Second Amendment to the U.S. Constitution - Bill of Rights

"A well regulated militia, being necessary to the security of a free state, the right of the people to keep and bear arms shall not be infringed."

Preservation and Proposition

Our mission is to document the pivotal Second Amendment events that occurred in Frontier Mercersburg, and its environs, and to heighten awareness of the importance of these events in the founding of our Nation.
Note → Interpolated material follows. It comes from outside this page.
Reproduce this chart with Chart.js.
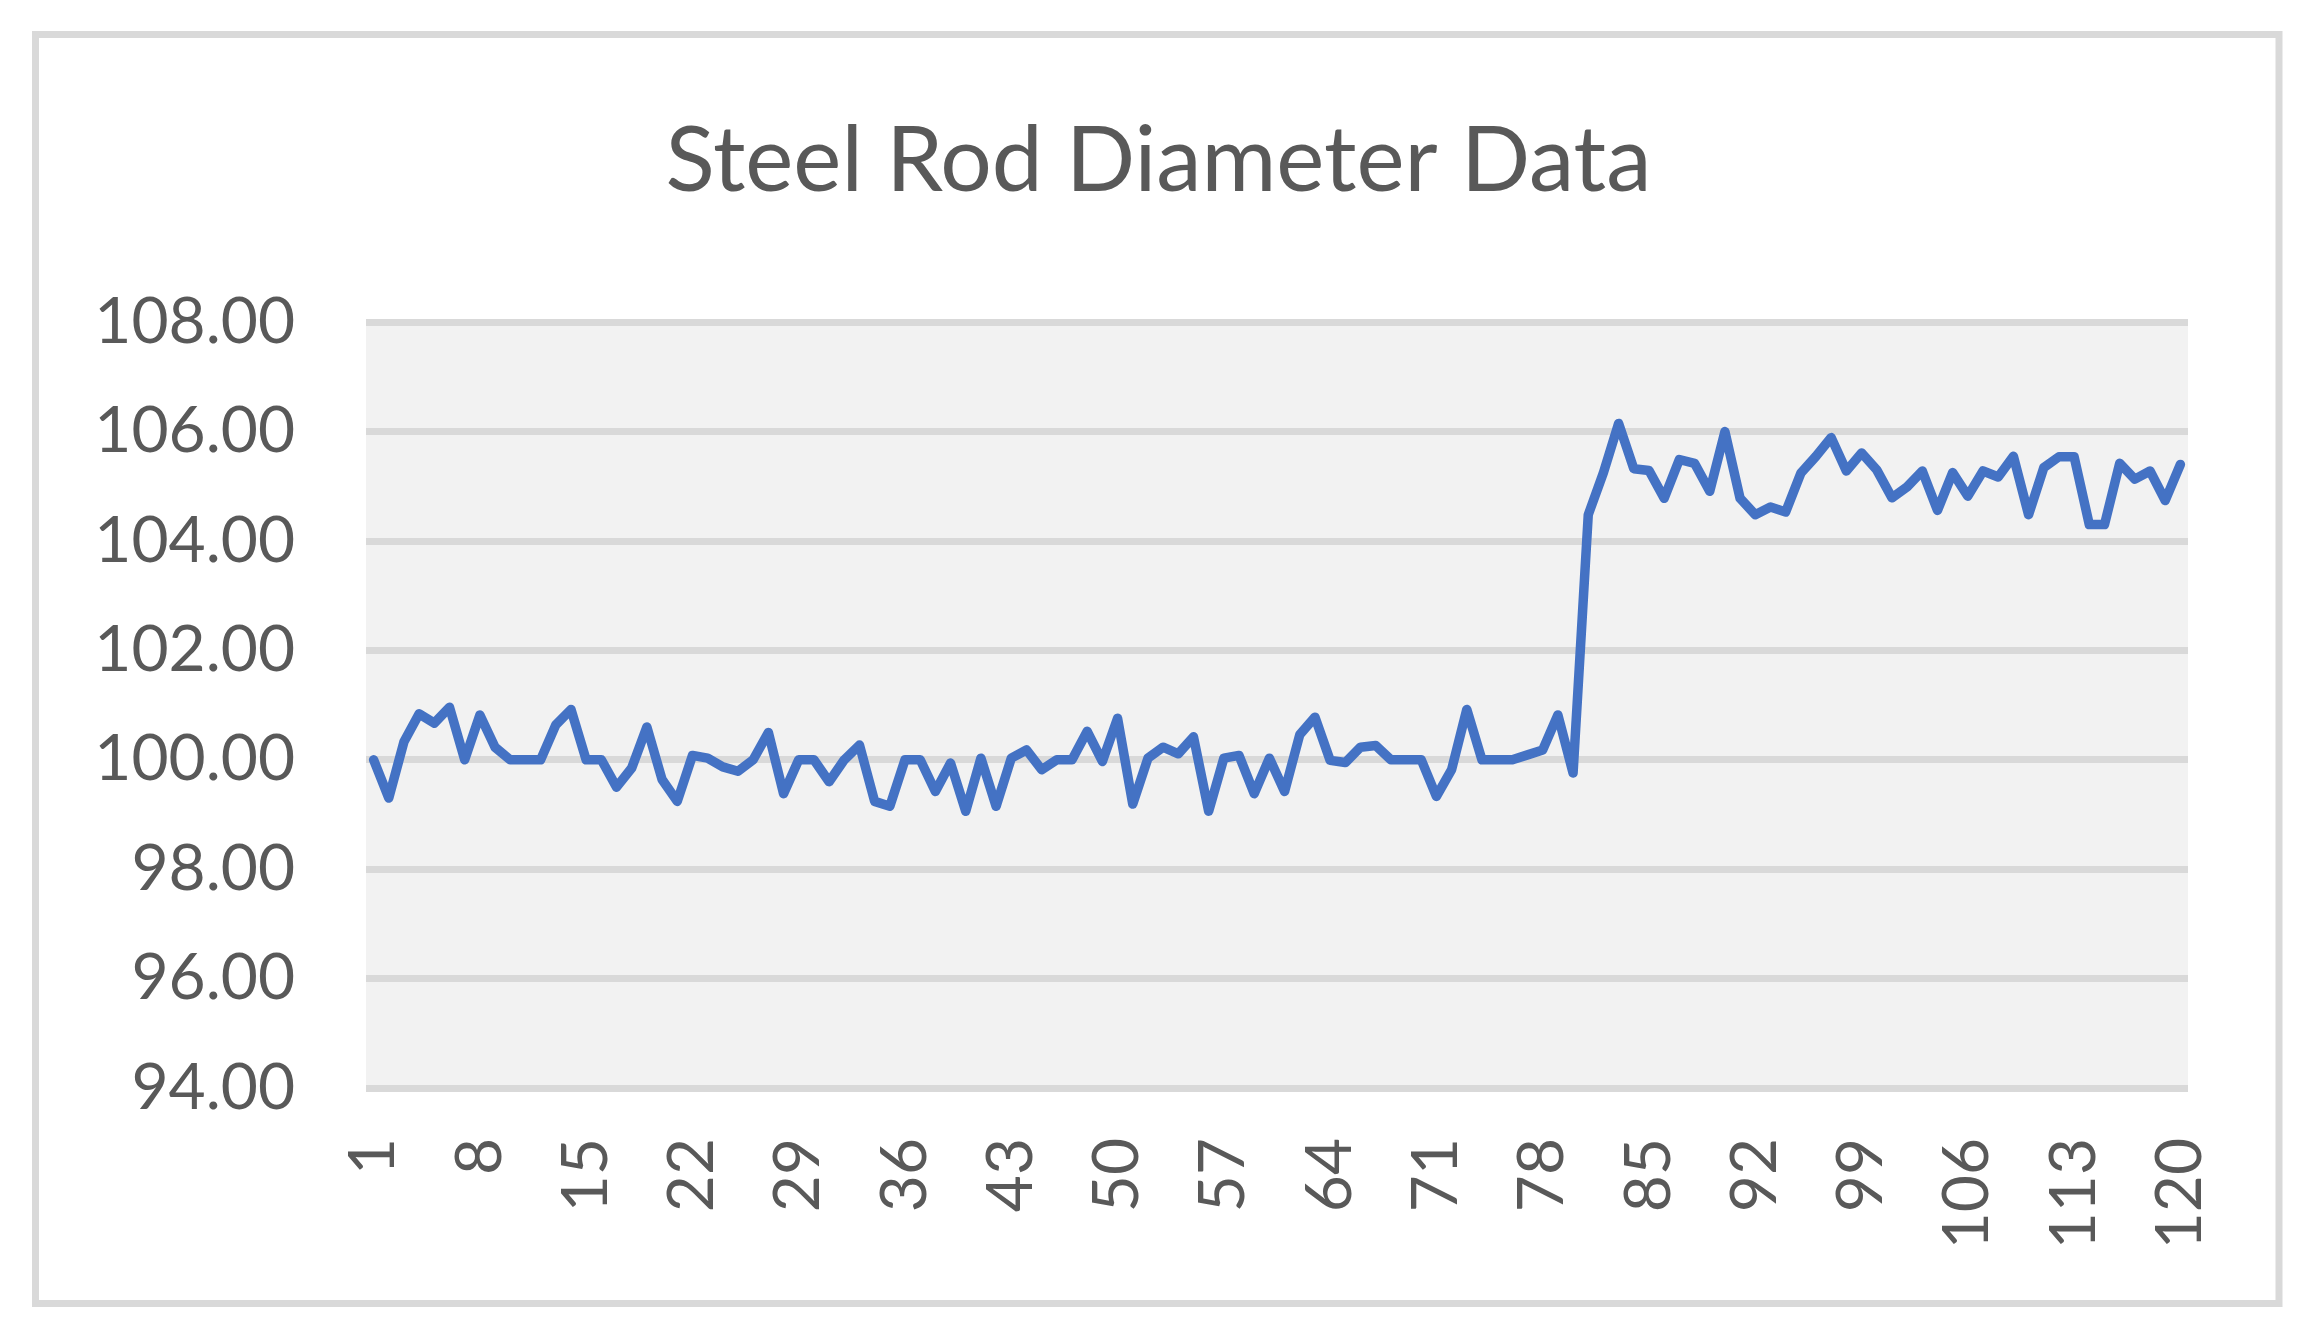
<!DOCTYPE html>
<html>
<head>
<meta charset="utf-8">
<script src="https://cdn.jsdelivr.net/npm/chart.js@4.4.1/dist/chart.umd.min.js"></script>
<style>
  html, body { margin: 0; padding: 0; background: #ffffff; }
  #wrap { width: 2317px; height: 1339px; position: relative; }
</style>
</head>
<body>
<div id="wrap"><canvas id="c"></canvas></div>
<script>
const chartTitle = "Steel Rod Diameter Data";

const categories = Array.from({ length: 120 }, (_, i) => String(i + 1));

const diameters = [
  100.00, 99.30, 100.33, 100.84, 100.67, 100.96, 100.00, 100.82, 100.23, 100.00,
  100.00, 100.00, 100.64, 100.92, 100.00, 100.00, 99.50, 99.85, 100.60, 99.64,
  99.24, 100.08, 100.03, 99.87, 99.79, 100.00, 100.50, 99.38, 100.00, 100.00,
  99.60, 100.00, 100.27, 99.24, 99.15, 100.00, 100.00, 99.42, 99.94, 99.06,
  100.03, 99.15, 100.03, 100.18, 99.82, 100.00, 100.00, 100.52, 99.97, 100.76,
  99.19, 100.03, 100.23, 100.11, 100.42, 99.06, 100.03, 100.08, 99.38, 100.03,
  99.42, 100.46, 100.78, 99.99, 99.95, 100.23, 100.26, 100.00, 100.00, 100.00,
  99.33, 99.82, 100.92, 100.00, 100.00, 100.00, 100.09, 100.18, 100.82, 99.76,
  104.48, 105.25, 106.15, 105.32, 105.29, 104.78, 105.49, 105.42, 104.91, 106.00,
  104.78, 104.48, 104.62, 104.53, 105.24, 105.55, 105.89, 105.28, 105.61, 105.30,
  104.79, 104.99, 105.28, 104.56, 105.25, 104.82, 105.28, 105.17, 105.55, 104.48,
  105.34, 105.54, 105.54, 104.30, 104.30, 105.42, 105.13, 105.28, 104.74, 105.40
];

const yMin = 94;
const yMax = 108;
const yStep = 2;
const xLabelEvery = 7;

const textColor = "#595959";
const fontFamily = "Lato, 'Open Sans', 'Noto Sans', sans-serif";

const framePlugin = {
  id: "frame",
  beforeDraw(chart) {
    const ctx = chart.ctx;
    const a = chart.chartArea;
    ctx.save();
    ctx.fillStyle = "#ffffff";
    ctx.fillRect(0, 0, chart.width, chart.height);
    ctx.strokeStyle = "#d9d9d9";
    ctx.lineWidth = 7;
    ctx.strokeRect(35.5, 34.5, 2279 - 35.5, 1303.5 - 34.5);
    ctx.fillStyle = "#f2f2f2";
    ctx.fillRect(a.left, a.top, a.right - a.left, a.bottom - a.top);
    ctx.restore();
  }
};

new Chart(document.getElementById("c"), {
  type: "line",
  data: {
    labels: categories,
    datasets: [{
      data: diameters,
      borderColor: "#4472c4",
      borderWidth: 9.5,
      pointRadius: 0,
      tension: 0,
      fill: false,
      borderJoinStyle: "round",
      borderCapStyle: "round"
    }]
  },
  options: {
    responsive: true,
    maintainAspectRatio: false,
    devicePixelRatio: 1,
    animation: false,
    layout: { padding: { left: 0, right: 0, top: 0, bottom: 0 } },
    plugins: {
      legend: { display: false },
      tooltip: { enabled: false },
      title: {
        display: true,
        text: chartTitle,
        color: textColor,
        font: { family: fontFamily, size: 91, weight: "normal", lineHeight: 1.2 },
        padding: { top: 107, bottom: 106 }
      }
    },
    scales: {
      x: {
        type: "category",
        offset: true,
        grid: { display: false, drawTicks: false },
        border: { display: false },
        ticks: {
          autoSkip: false,
          minRotation: 90,
          maxRotation: 90,
          padding: 50,
          color: textColor,
          font: { family: fontFamily, size: 64 },
          callback: function (v, i) { return i % xLabelEvery === 0 ? categories[i] : ""; }
        },
        afterFit(scale) { scale.height = 1339 - 1088; }
      },
      y: {
        min: yMin,
        max: yMax,
        grid: { color: "#d9d9d9", lineWidth: 7, drawTicks: false },
        border: { display: false },
        ticks: {
          stepSize: yStep,
          padding: 71,
          color: textColor,
          font: { family: fontFamily, size: 64 },
          callback: function (v) { return Number(v).toFixed(2); }
        },
        afterFit(scale) { scale.width = 366; }
      },
      yRight: {
        position: "right",
        min: yMin,
        max: yMax,
        grid: { display: false, drawTicks: false },
        border: { display: false },
        ticks: { display: false },
        afterFit(scale) { scale.width = 2317 - 2188; }
      }
    }
  },
  plugins: [framePlugin]
});
</script>
</body>
</html>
We are dedicated to the preservation of the place where the Second Amendment was "born" and to the proposition that the Second Amendment (the "right to bear arms") is the keystone of our Liberty and the Republic.

Friday, September 6, 2013

Oklahoma: State House Overwhelmingly Approves Firearms Manufacturer Protection Bill

 

NRA - September 6, 2013

Yesterday, the Oklahoma House of Representatives voted 92-0 to approve House Bill 1004, authored by state Representative T.W. Shannon (R-62) and state Senators Brian Bingman (R-3) and Anthony Sykes (R-24). HB 1004 contains critical protections against attempts to bankrupt the American firearms industry through erroneous lawsuits that would threaten the availability of firearms to consumers.
This legislation would provide that lawsuits may not be brought against manufacturers, distributors or sellers of firearms if such suits are based on criminal or unlawful use of the product by a third party. However, these protections would not apply to actions arising from the unlawful sale or transfer of firearms, or to instances in which the transferor knew, or should have known, that the recipient would engage in the unlawful sale or transfer of the firearm, or would use, or purposely allow the use of, the firearm in an unlawful, negligent, or improper fashion.

Additionally, the state House voted 75 to 1 to add an emergency clause to HB 1004, enabling the legislation to take immediate effect if passed by the state Senate next week and signed into law by the Governor.

The language in HB 1004 was originally passed in 2009 as a section of House Bill 1603, which dealt broadly with tort reform and was law in Oklahoma until this June when the Oklahoma Supreme Court struck down HB 1603 for violating the state constitutional requirement that a bill can have only one subject, not multiple. Governor Mary Fallin (R) called the state legislature into special session in order to restore the reforms in the original HB 1603 by introducing each subject as its own bill.

The NRA thanks all state Representatives who voted for this critical protection of the Second Amendment.